Dr Hicks, who lives in Surrey, said
“In my opinion, based on past seismicity around the UK, the most likely scenario is that this earthquake sequence is natural and will die off in the future. But, we certainly cannot rule out future earthquakes. We have no way to predict when and where earthquakes are going to occur.
“Based on our knowledge about the type of hydrocarbon activities (e.g. Horse Hill and Brockham wells) in the area, and scientific studies of human-induced earthquakes around the world, there is no clear evidence at present to suggest that there is a directly link with the Surrey earthquakes.
“If earthquakes continue to occur, then thorough scientific analysis of seismic and geological data, combined with operational data from any industrial activities in the vicinity, will be needed to rule in or rule out any causative link.
“If the earthquakes continue in Surrey, data the new seismic stations will prove vital for further operational monitoring and future scientific studies about the different causes of earthquakes in and around the UK.”
James Hill, a member of the campaign group, A Voice for Leith Hill, said:
“Gathering local data is really important. We don’t know yet what started this period of seismic activity, but we know that the permits for the Surrey well sites were all approved before it was understood to be active for earthquakes.
“More worrying still is the possibility that a seismically stable region may have been turned into an active earthquake zone by some of the processes used by the oil and gas companies.
“Intensive techniques used to stimulate the flow of oil or gas from shale rock are under scrutiny here, as is the re-injection of contaminated waste water. Our geology is heavily faulted yet there are no rules to prevent drilling near these faults.”

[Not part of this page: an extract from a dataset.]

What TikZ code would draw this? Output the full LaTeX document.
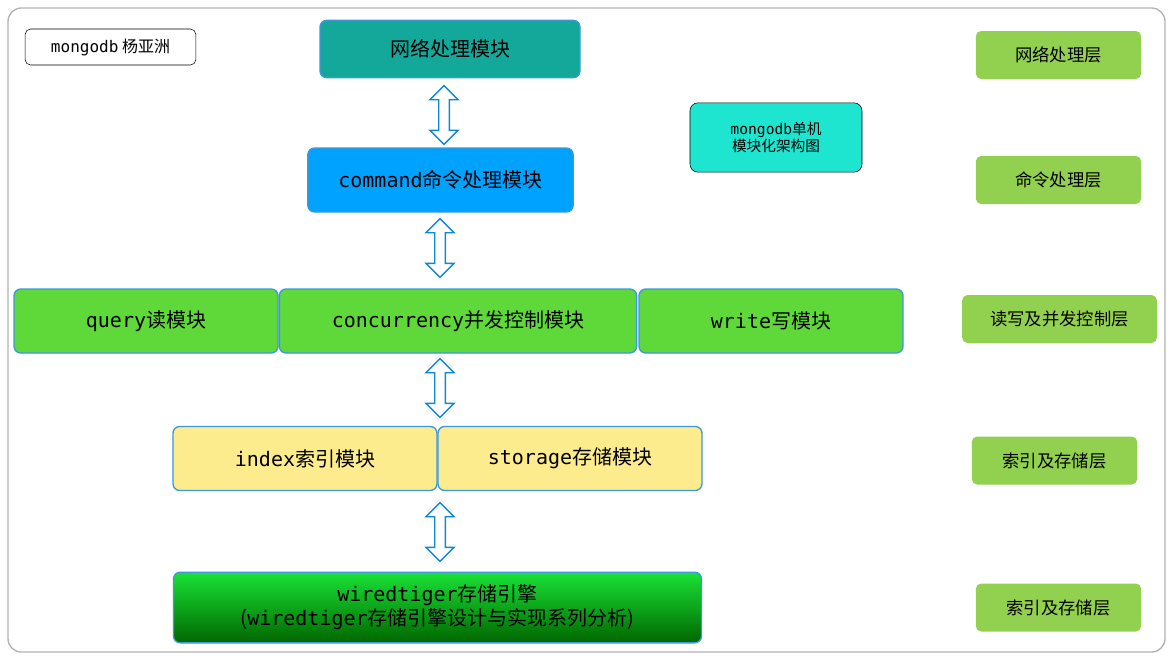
\documentclass[tikz,border=0pt]{standalone}
\usepackage{fontspec}
\setmainfont{Noto Sans CJK SC}
\setmonofont{DejaVu Sans Mono}
\usetikzlibrary{shapes.arrows}
\begin{document}
\begin{tikzpicture}[x=0.75pt,y=-0.75pt,
 box/.style={draw=cyan!70!blue!80,line width=1pt,rounded corners=5pt,font=\fontsize{15}{18}\selectfont},
 layer/.style={fill=lgreen,rounded corners=4pt,font=\fontsize{13}{16}\selectfont},
 darr/.style={double arrow,draw=cyan!70!blue,fill=white,line width=1pt,rotate=90,minimum height=44pt,minimum width=21pt,inner sep=3.5pt,double arrow head extend=6.5pt}]
\definecolor{lgreen}{HTML}{92D050}
\definecolor{teal1}{HTML}{14A89A}
\definecolor{blue1}{HTML}{00A2FF}
\definecolor{grn}{HTML}{5FD93A}
\definecolor{yel}{HTML}{FCEC8E}
\definecolor{aqua}{HTML}{1DE5CF}
\useasboundingbox (0,0) rectangle (1170,658);
\draw[gray!60,line width=1pt,rounded corners=10pt] (8,8) rectangle (1165,652);
\node[draw,rounded corners=4pt,minimum width=128pt,minimum height=27pt,font=\fontsize{12}{14}\selectfont] (sig) at (110.5,47) {\texttt{mongodb} 杨亚洲};
\node[draw,fill=aqua,rounded corners=6pt,minimum width=129pt,minimum height=52pt,align=center,font=\fontsize{11}{13}\selectfont] (note) at (776,137.5) {\texttt{mongodb}单机\\模块化架构图};
\node[box,fill=teal1,minimum width=195pt,minimum height=43pt] (net) at (450,49) {网络处理模块};
\node[box,fill=blue1,minimum width=199pt,minimum height=48pt] (cmd) at (440.5,180) {\texttt{command}命令处理模块};
\node[box,fill=grn,minimum width=198pt,minimum height=48pt] (q) at (146,321) {\texttt{query}读模块};
\node[box,fill=grn,minimum width=268pt,minimum height=48pt] (cc) at (458,321) {\texttt{concurrency}并发控制模块};
\node[box,fill=grn,minimum width=198pt,minimum height=48pt] (w) at (771,321) {\texttt{write}写模块};
\node[box,fill=yel,minimum width=198pt,minimum height=48pt] (idx) at (305,458.5) {\texttt{index}索引模块};
\node[box,fill=yel,minimum width=198pt,minimum height=48pt] (st) at (570,458.5) {\texttt{storage}存储模块};
\node[box,top color=green!75!teal!90,bottom color=green!40!black,minimum width=396pt,minimum height=53pt,align=center,inner sep=1pt] (wt) at (437.5,607.5) {\texttt{wiredtiger}存储引擎\\(\texttt{wiredtiger}存储引擎设计与实现系列分析)};
\node[darr] (a1) at (444,115) {};
\node[darr] (a2) at (440,248) {};
\node[darr] (a3) at (440,388) {};
\node[darr] (a4) at (440,532) {};
\node[layer,minimum width=124pt,minimum height=36pt] (l1) at (1058.5,55) {网络处理层};
\node[layer,minimum width=124pt,minimum height=36pt] (l2) at (1058.5,180) {命令处理层};
\node[layer,minimum width=146pt,minimum height=36pt] (l3) at (1059.5,319) {读写及并发控制层};
\node[layer,minimum width=124pt,minimum height=36pt] (l4) at (1054.5,460.5) {索引及存储层};
\node[layer,minimum width=124pt,minimum height=36pt] (l5) at (1058.5,607.5) {索引及存储层};
\end{tikzpicture}
\end{document}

“Whatever the cause, the regulators of drilling – the Oil and Gas Authority, the Health and Safety Executive and the Environment Agency – should suspend the licences to operate until it is certain that activities at these sites are safe. It is extremely risky to be carrying out any deep underground activities in an area where the geology is unstable.”
Another group, Brockham Oil Watch, said:
“No further planning permissions should be granted for exploration, appraisal or production from hydrocarbon development sites until the current swarm of earthquakes has been fully investigated and a protocol developed to minimise the risk of significant environmental harm from hydrocarbon development activities.
“All existing hydrocarbon development planning applications should be placed on hold until this protocol has been developed to an acceptable level of detail.”
The Green Party MEP for south east England, Keith Taylor, said:
“The seismic activity in an area where unconventional fossil fuel drilling and testing is active is clearly extremely concerning. It is also unprecedented in the Weald in the last half a century. At the same time, the links between earthquakes and the unconventional onshore oil and gas drilling industry are well established.”
“I welcome the British Geological Survey’s efforts here to further monitor this activity and would add that it is only sensible to put a moratorium on any oil and gas activity in the geological region until the results of the investigation are clear. The case for employing the precautionary principle couldn’t be any clearer.”